Dynamics of free versus complexed ß(2)-microglobulin and the evolution of interfaces in MHC class I molecules

C.S. Hee CS; M. Beerbaum; B. Loll; M. Ballaschk; P. Schmieder; B. Uchanska-Ziegler; A. Ziegler*

Immunogenetics 65, 157-172 (2013)

In major histocompatibility complex (MHC) class I molecules, monomorphic ß2-microglobulin (ß2m) is non-covalently bound to a heavy chain (HC) exhibiting a variable degree of polymorphism. ß2M can stabilize a wide variety of complexes ranging from classical peptide binding to nonclassical lipid presenting MHC class I molecules as well as to MHC class I-like molecules that do not bind small ligands. Here we aim to assess the dynamics of individual regions in free as well as complexed ß2m and to understand the evolution of the interfaces between ß2m and different HC. Using human ß2m and the HLA–B*27:09 complex as a model system, a comparison of free and HC-bound ß2m by nuclear magnetic resonance spectroscopy was initially carried out.

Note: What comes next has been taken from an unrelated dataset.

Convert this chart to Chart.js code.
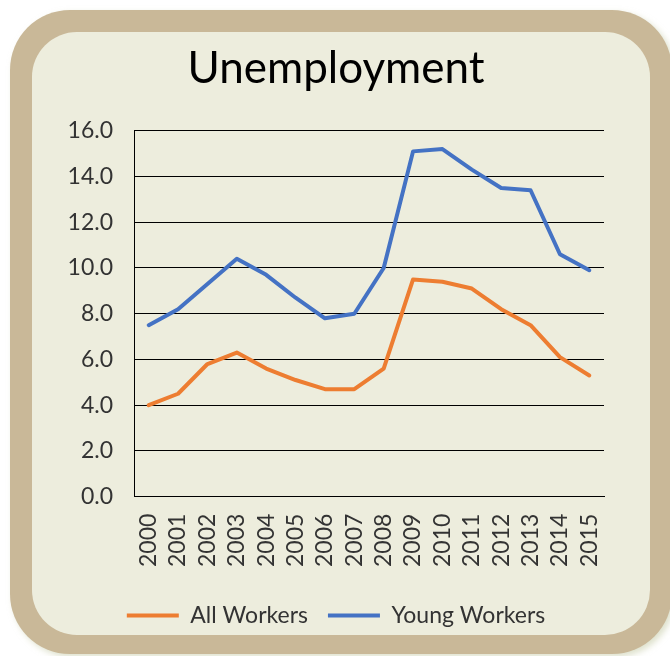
<!DOCTYPE html>
<html>
<head>
<meta charset="utf-8">
<title>Unemployment</title>
<script src="https://cdn.jsdelivr.net/npm/chart.js@4"></script>
<style>
  html, body { margin: 0; padding: 0; background: #ffffff; }
  .frame {
    position: absolute; left: 10px; top: 10px;
    width: 662px; height: 644px;
    background: #c9b898;
    border-radius: 60px;
    box-shadow: 3px 3px 6px rgba(200, 205, 170, 0.6);
  }
  .panel {
    position: absolute; left: 22px; top: 22px;
    width: 618px; height: 603px;
    background: #ededdd;
    border-radius: 45px;
  }
  canvas { position: absolute; left: 32px; top: 32px; }
</style>
</head>
<body>
<div class="frame"><div class="panel"></div></div>
<canvas id="chart" width="618" height="624"></canvas>
<script>
// unemployment rates, percent
const years = ['2000', '2001', '2002', '2003', '2004', '2005', '2006', '2007',
               '2008', '2009', '2010', '2011', '2012', '2013', '2014', '2015'];
const allWorkers = [4.0, 4.5, 5.8, 6.3, 5.6, 5.1, 4.7, 4.7, 5.6, 9.5, 9.4, 9.1, 8.2, 7.5, 6.1, 5.3];
const youngWorkers = [7.5, 8.2, 9.3, 10.4, 9.7, 8.7, 7.8, 8.0, 10.0, 15.1, 15.2, 14.3, 13.5, 13.4, 10.6, 9.9];

const font = 'Lato';
const ctx = document.getElementById('chart').getContext('2d');

new Chart(ctx, {
  type: 'line',
  data: {
    labels: years,
    datasets: [
      {
        label: 'All Workers',
        data: allWorkers,
        borderColor: '#ed7d31',
        backgroundColor: '#ed7d31',
        borderWidth: 4,
        borderCapStyle: 'round',
        borderJoinStyle: 'round',
        pointRadius: 0,
        tension: 0
      },
      {
        label: 'Young Workers',
        data: youngWorkers,
        borderColor: '#4472c4',
        backgroundColor: '#4472c4',
        borderWidth: 4,
        borderCapStyle: 'round',
        borderJoinStyle: 'round',
        pointRadius: 0,
        tension: 0
      }
    ]
  },
  options: {
    responsive: false,
    animation: false,
    layout: { padding: { left: 36, right: 46, top: 0, bottom: 19 } },
    plugins: {
      title: {
        display: true,
        text: 'Unemployment',
        color: '#000',
        font: { family: font, size: 44, weight: 'normal' },
        padding: { top: 10, bottom: 36 }
      },
      legend: {
        position: 'bottom',
        labels: {
          color: '#333',
          font: { family: font, size: 23 },
          usePointStyle: true,
          pointStyle: 'line',
          pointStyleWidth: 52,
          padding: 20
        }
      },
      tooltip: { enabled: false }
    },
    scales: {
      x: {
        offset: true,
        grid: { display: false, drawTicks: false },
        border: { display: true, color: '#000', width: 1 },
        ticks: {
          color: '#333',
          font: { family: font, size: 23 },
          autoSkip: false,
          minRotation: 90,
          maxRotation: 90,
          padding: 17
        }
      },
      y: {
        min: 0,
        max: 16,
        grid: { color: '#000', lineWidth: 1, drawTicks: false },
        border: { display: true, color: '#000', width: 1 },
        ticks: {
          stepSize: 2,
          color: '#333',
          font: { family: font, size: 23 },
          padding: 21,
          callback: v => v.toFixed(1)
        },
        // axis band = widest label + tick padding
        afterFit: scale => { scale.width = 66; }
      }
    }
  }
});
</script>
</body>
</html>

Although some regions retain their flexibility also after complex formation, these studies reveal that most parts of ß2m gain rigidity upon binding to the HC. Sequence analyses demonstrate that some of the residues exhibiting flexibility participate in evolutionarily conserved ß2m–HC contacts which are detectable in diverse vertebrate species or characterize a particular group of MHC class I complexes such as peptide- or lipid-binding molecules. Therefore, the spectroscopic experiments and the interface analyses demonstrate that ß2m fulfills its role of interacting with diverse MHC class I HC as well as effector cell receptors not only by engaging in conserved intermolecular contacts but also by falling back upon key interface residues that exhibit a high degree of flexibility.